„Unsere Überzeugungen beruhen außerhalb der beiden Höhengebiete unserer Kultur [Vierkandt bezieht sich hier auf Wissenschaft und Wirtschaft] durchweg nicht auf kritischer Abwägung, nicht auf besonnener Prüfung des Für und Wider, sondern auf dem bloßen Impuls, der seinerseits auf ererbtes Denken, auf Gewohnheiten, plumpe Analogien, auf den Einfluß drastischer Anschauungen und auf Einwirkungen unserer Zu- und Abneigungen hinweist. Man erwäge z.B. die Art, wie öffentliche Meinungen entstehen; welche Rolle Gerüchte, Vorurteile und Parteileidenschaft dabei spielen. Überall gilt bei uns noch hier wie im privaten Leben der Satz, daß der beredste Anwalt nicht die Vernunft, sondern der Appel an die Leidenschaft ist.“
[Alfred Vierkandt in „Die Stetigkeit im Kulturwandel“, 1908]

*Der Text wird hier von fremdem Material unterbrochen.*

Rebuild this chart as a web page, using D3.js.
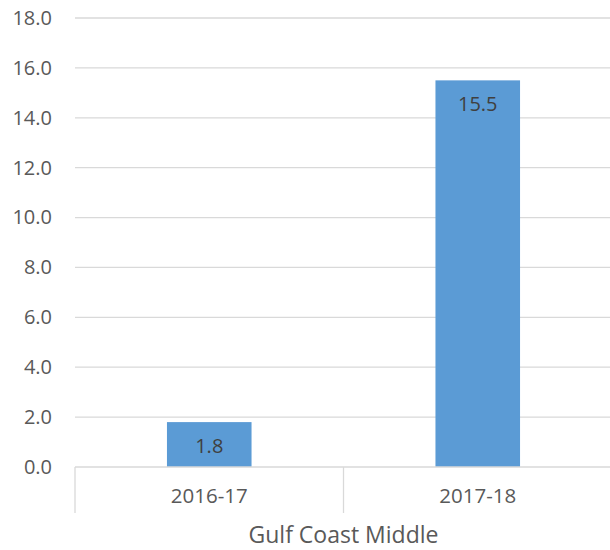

vierkandt spricht im vorhergehenden abschnitt davon, dass menschen, die beruflich z.b. wissenschaftlich arbeiten und sich dadurch selbst verpflichtet haben, ihre überzeugungen nach rationalen überlegungen zu wählen, im privaten durchaus völlig irrational entscheiden können ohne dass sie das selbst bemerken.